La principauté d'Orange et son dernier prince Guillaume III @Wikicommons

France et Pays-Bas, une histoire et une frontière commune

C’est cette France, cette Europe napoléonienne à qui le roi Willem-Alexander a souhaité rendre hommage. « Ensemble avec vous, nous défendons la bannière de la liberté et de la justice ! La violence et la terreur ne doivent plus jamais dominer l'Europe. C'est pourquoi nous soutenons le peuple ukrainien dans sa résistance à l'agression russe. Avec vous, nous construisons une Europe résiliente qui peut aussi faire ses propres choix à l'avenir. Et à cette fin, nous recherchons la coopération avec tous les partenaires de bonne volonté. La renaissance de l'Europe devient une réalité » poursuit le souverain qui n'a pas non plus oublié que ses ancêtres ont aussi régné sur la principauté française d’Orange dont l’indépendance prendra fin avec l’annexion de ce territoire par Louis XIV (1673).  « ‘Paris' est une ancre pour nous.
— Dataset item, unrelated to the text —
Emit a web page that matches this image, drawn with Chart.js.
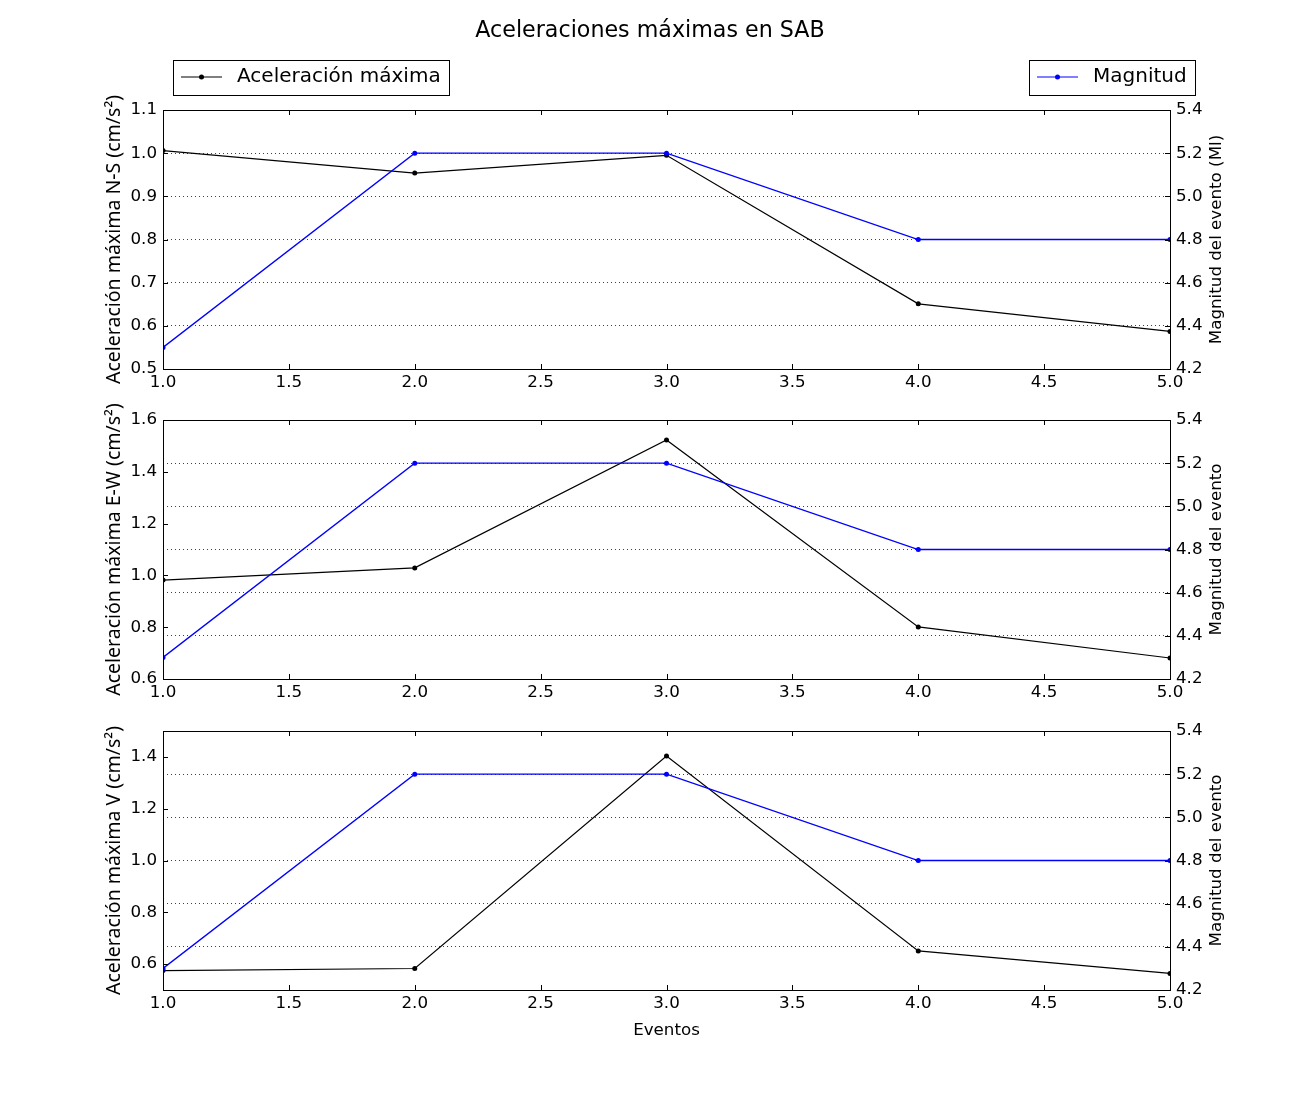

Pour nous, 'Paris' est plus qu'un centre de culture et de civilisation. C'est aussi la ville de l'Accord sur le climat qui nous engage à agir concrètement » explique le roi Willem-Alexander qui n’hésite pas à citer Voltaire.

Pour le roi Willem-Alexander, la France partage autant des valeurs que des frontières communes (notamment dans les Caraïbes) avec son pays. Un discours très francophile, le temps d’une soirée, qui a remis la diplomatie française au centre de l’échiquier européen, un bel hommage à l’histoire impériale de France qui a encore de nombreux partisans et aficionados aux Pays-Bas.